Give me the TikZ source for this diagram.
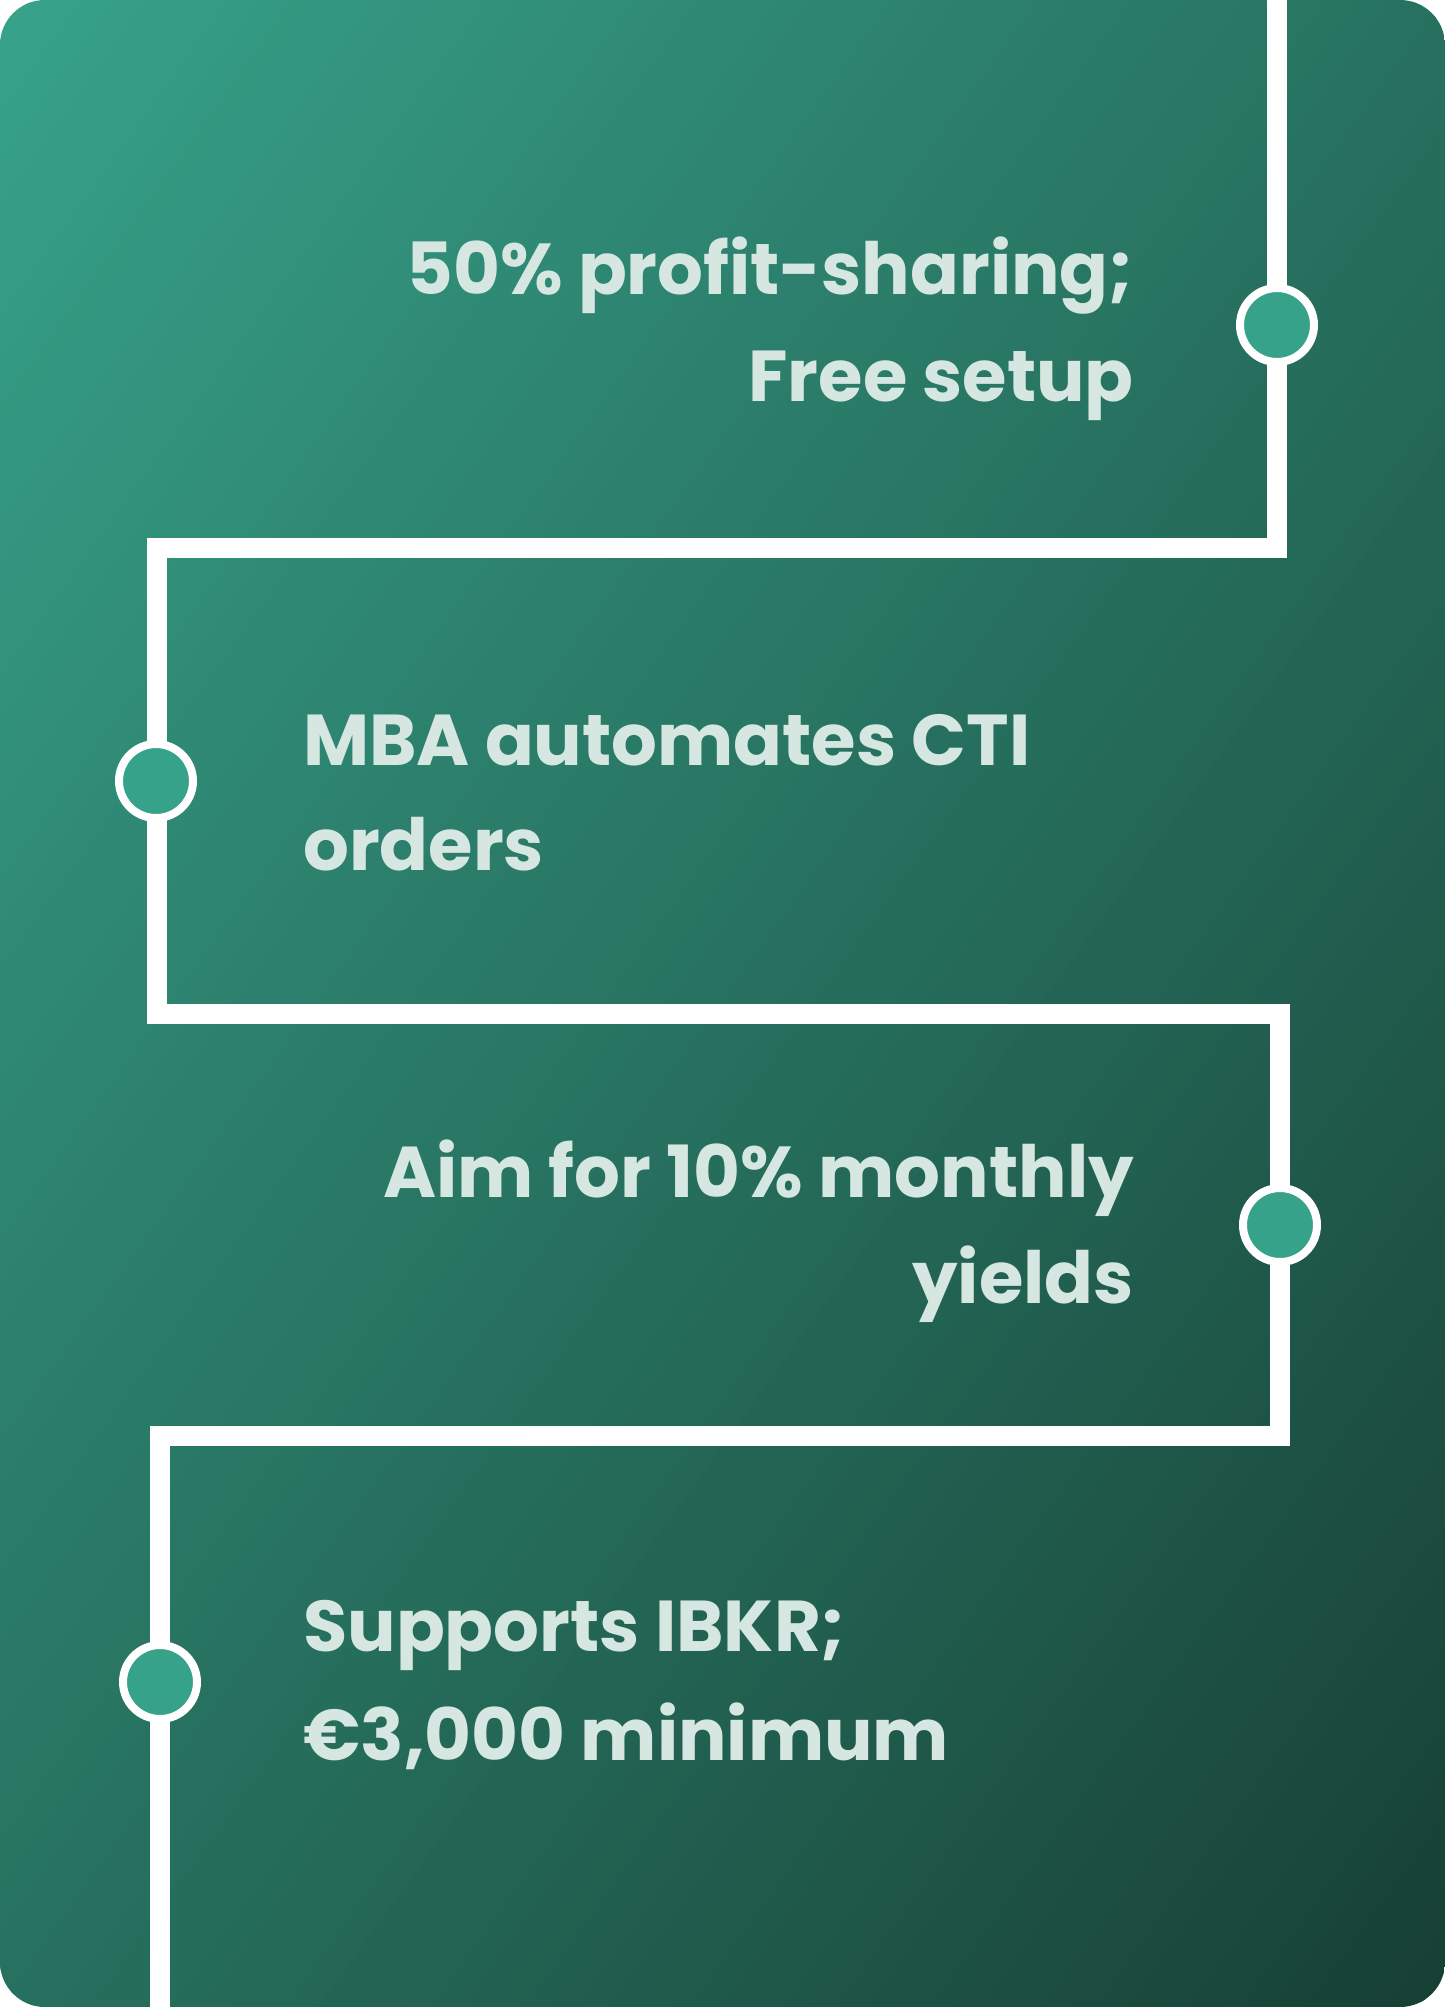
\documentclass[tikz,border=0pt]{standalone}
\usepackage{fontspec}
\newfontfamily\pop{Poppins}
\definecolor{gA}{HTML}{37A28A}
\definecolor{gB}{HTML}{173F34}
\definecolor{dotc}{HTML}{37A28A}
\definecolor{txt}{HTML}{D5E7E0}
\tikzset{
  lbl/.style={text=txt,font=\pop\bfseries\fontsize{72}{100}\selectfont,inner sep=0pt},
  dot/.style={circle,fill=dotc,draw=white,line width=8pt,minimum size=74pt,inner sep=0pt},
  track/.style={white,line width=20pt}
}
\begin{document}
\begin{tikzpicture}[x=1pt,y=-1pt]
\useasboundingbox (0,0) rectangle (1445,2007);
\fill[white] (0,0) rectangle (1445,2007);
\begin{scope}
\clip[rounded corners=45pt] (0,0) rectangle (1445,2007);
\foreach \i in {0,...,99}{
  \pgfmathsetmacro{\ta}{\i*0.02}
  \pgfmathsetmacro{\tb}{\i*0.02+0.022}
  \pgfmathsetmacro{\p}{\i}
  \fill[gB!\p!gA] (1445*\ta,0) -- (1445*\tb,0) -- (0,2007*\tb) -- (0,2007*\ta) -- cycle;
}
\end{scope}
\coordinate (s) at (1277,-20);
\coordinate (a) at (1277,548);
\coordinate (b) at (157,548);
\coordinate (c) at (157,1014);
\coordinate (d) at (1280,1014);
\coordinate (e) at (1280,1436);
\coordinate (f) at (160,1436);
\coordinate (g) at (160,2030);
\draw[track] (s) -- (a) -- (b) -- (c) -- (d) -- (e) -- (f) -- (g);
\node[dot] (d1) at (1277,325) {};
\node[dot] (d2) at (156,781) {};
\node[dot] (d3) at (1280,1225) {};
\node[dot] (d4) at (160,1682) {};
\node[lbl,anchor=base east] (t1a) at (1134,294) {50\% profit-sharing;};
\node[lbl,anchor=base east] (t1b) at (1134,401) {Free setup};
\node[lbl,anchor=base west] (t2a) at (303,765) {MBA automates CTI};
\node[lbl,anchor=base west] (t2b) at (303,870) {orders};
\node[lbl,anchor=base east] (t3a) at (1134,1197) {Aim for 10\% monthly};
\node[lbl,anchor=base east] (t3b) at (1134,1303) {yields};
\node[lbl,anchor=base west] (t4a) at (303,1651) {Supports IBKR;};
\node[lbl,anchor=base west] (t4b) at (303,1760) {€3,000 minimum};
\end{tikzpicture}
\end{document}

* * * * * * * * *

From start to finish, output the listing exactly, but omit its pictures.

Give me the TikZ source for this diagram.
\documentclass[tikz,border=0pt]{standalone}
\usepackage{fontspec}
\newfontfamily\pop{Poppins}
\definecolor{gA}{HTML}{37A28A}
\definecolor{gB}{HTML}{173F34}
\definecolor{dotc}{HTML}{37A28A}
\definecolor{txt}{HTML}{D5E7E0}
\tikzset{
  lbl/.style={text=txt,font=\pop\bfseries\fontsize{72}{100}\selectfont,inner sep=0pt},
  dot/.style={circle,fill=dotc,draw=white,line width=8pt,minimum size=74pt,inner sep=0pt},
  track/.style={white,line width=20pt}
}
\begin{document}
\begin{tikzpicture}[x=1pt,y=-1pt]
\useasboundingbox (0,0) rectangle (1445,2007);
\fill[white] (0,0) rectangle (1445,2007);
\begin{scope}
\clip[rounded corners=45pt] (0,0) rectangle (1445,2007);
\foreach \i in {0,...,99}{
  \pgfmathsetmacro{\ta}{\i*0.02}
  \pgfmathsetmacro{\tb}{\i*0.02+0.022}
  \pgfmathsetmacro{\p}{\i}
  \fill[gB!\p!gA] (1445*\ta,0) -- (1445*\tb,0) -- (0,2007*\tb) -- (0,2007*\ta) -- cycle;
}
\end{scope}
\coordinate (s) at (1277,-20);
\coordinate (a) at (1277,548);
\coordinate (b) at (157,548);
\coordinate (c) at (157,1014);
\coordinate (d) at (1280,1014);
\coordinate (e) at (1280,1436);
\coordinate (f) at (160,1436);
\coordinate (g) at (160,2030);
\draw[track] (s) -- (a) -- (b) -- (c) -- (d) -- (e) -- (f) -- (g);
\node[dot] (d1) at (1277,325) {};
\node[dot] (d2) at (156,781) {};
\node[dot] (d3) at (1280,1225) {};
\node[dot] (d4) at (160,1682) {};
\node[lbl,anchor=base east] (t1a) at (1134,294) {50\% profit-sharing;};
\node[lbl,anchor=base east] (t1b) at (1134,401) {Free setup};
\node[lbl,anchor=base west] (t2a) at (303,765) {MBA automates CTI};
\node[lbl,anchor=base west] (t2b) at (303,870) {orders};
\node[lbl,anchor=base east] (t3a) at (1134,1197) {Aim for 10\% monthly};
\node[lbl,anchor=base east] (t3b) at (1134,1303) {yields};
\node[lbl,anchor=base west] (t4a) at (303,1651) {Supports IBKR;};
\node[lbl,anchor=base west] (t4b) at (303,1760) {€3,000 minimum};
\end{tikzpicture}
\end{document}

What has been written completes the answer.